AIDS, dünya bir yana Afrika'da bile henüz önde gelen ölüm nedenlerinden biri haline gelmeden de, yalnızca New York, Paris, Rio ve Kinşasa'da değil Helsinki, Buenos Aires, Pekin ve Singapur'da da tartışılan global bir olay haline geldi. Ünlü ülkeler olduğu gibi ünlü hastalıklar da vardır ve bunlar ille de nüfusu en fazla olanlar değildir. AIDS kimi Afrikalıların buruk bir tarzda iddia ettiği gibi yalnızca beyazlara da bulaştığı için ünlenmedi. Ama yalnızca bir Afrika hastalığı olarak kalsaydı, kaç milyon insan ölürse ölsün Afrika dışından çok az insanın ilgisini çekeceği elbette doğru. O zaman dönemsel olarak yoksul, nüfus yoğunluğu yüksek ülkeleri kasıp kavuran ve zengin ülkelerdeki insanların kendilerini çaresiz hissettikleri kıtlıklar gibi "doğal" afetlerden biri sayılırdı. Ama şimdi dünya ölçeğinde bir olay olduğu için -yani Batı'yı etkilediği için- yalnızca doğal bir afet sayılmıyor. Tarihsel bir anlamla yüklü. (Avrupa'da Avrupalı olmayan ülkeleri tanımlarken ancak Birinci Dünyadaki büyük felaketlerin tarih yapıcı ve dönüştürücü olduğu, yoksul Asya ve Afrika'dakilerin ise bir döngünün parçası oldukları ve dolayısıyla doğanın bir yüzü oldukları şeklindedir) AIDS'in bu kadar kamusallaşmasının nedeni, yine bazılarının iddia ettiği gibi, ilk yakalananların zengin ülkelerden, hepsi erkek, çoğu beyaz, eğitim görmüş, lobi faaliyeti, kamunun dikkatini çekme, kaynak bulma yetenekleri yüksek kişilerden olması da değildir.
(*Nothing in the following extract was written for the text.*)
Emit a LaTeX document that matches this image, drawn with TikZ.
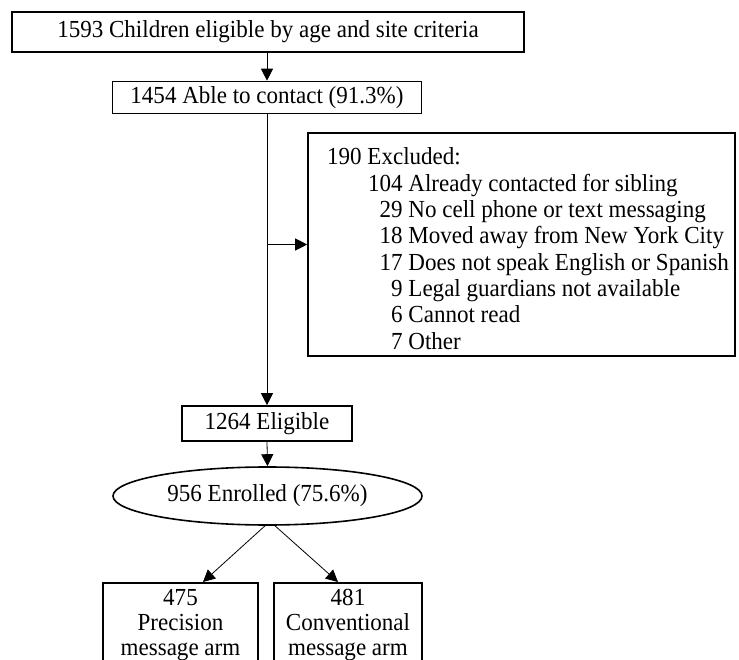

AIDS temsil ettiğini düşündüklerimizden ötürü bilincimizde böyle bir yer tutuyor. Ayrıcalıklı nüfusların kendilerini beklediğini düşündükleri bütün felaketlerin bir modeli gibi görünüyor. Biyologların ve kamu sağlığı görevlilerinin öngördüğü tasarlanabilir olandan ve toplumun (ve ekonominin) kaldırabileceğinden çok daha kötü bir şey. Sorumlu görevliler Afrika ekonomilerinin ve sağlık hizmetlerinin hastalığın yakın gelecek için öngörülen yayılmasıyla başa çıkabileceğine dair en ufak bir umut bile taşımıyor. Bir yandan da bugüne kadar en çok AIDS vakası bildirilen Amerika'da her gün AIDS'in ülkeye toplam maliyetinin ne olabileceği hakkında son derece vahim tahminler okuyoruz. Önümüzdeki birkaç yıl içerisinde hastalanacak insanlara verilmesi gereken asgari bakımın maliyeti olarak başdöndürücü rakamlar söyleniyor. (Bu rakamlar "genel nüfusu" teskin etmek için söylenenler doğru kabul edilerek hesaplanıyor; oysa tıp cemaati içerisinde bu kabul giderek daha çok sorgulanıyor.)

Ulusun, uygar toplumun, dünyanın kendisinin varlığının tehlikede olduğu bir baskı aygıtını gerekçelendirmenin tanıdık yolları vardır. (Ulusal seferberlik "olağanüstü önlemler" gerektirir, vs.) AIDS'in kışkırttığı dünyanın sonu retoriği ister istemez böyle bir gerekçeye hizmet ediyor. Ama bir şey daha yapıyor. Felaketi vakur ve son kertede uyuşmuş bir tarzda izleme fırsatı veriyor. Saygıdeğer Harvard bilim tarihçisi Stephen Jay Gould total bir salgın halini aldığında AIDS'in nükleer silahlarla birlikte "çağımızın en büyük tehlikesi" olabileceğini söylüyor. Ama insan ırkının bir çeyreğini öldürse bile -Gould'un olası gördüğü bir gelişme- "yine de yeniden başlayabilecek kadarımız kalmış olacak". Ahlakçıların kıyamet hikayelerini küçümseyen akılcı ve insancıl bir bilim insanı sunulunabilecek asgari avuntuyu öneriyor: anlamı olmayan bir kıyamet. "AIDS 'doğal bir olgudur, ahlaki bir anlamı olan' bir olay değil" diye belirtiyor Gould "yayılması bize bir mesaj iletmiyor". Bulaşıcı bir hastalığın yayılmasına ahlaki bir yargı yüklemek elbette canavarca. Ama bu kadar ürkütücü ölçekte bir ölümü bu kadar kayıtsızca izlemeye davet edilmek de ancak biraz daha az canavarca.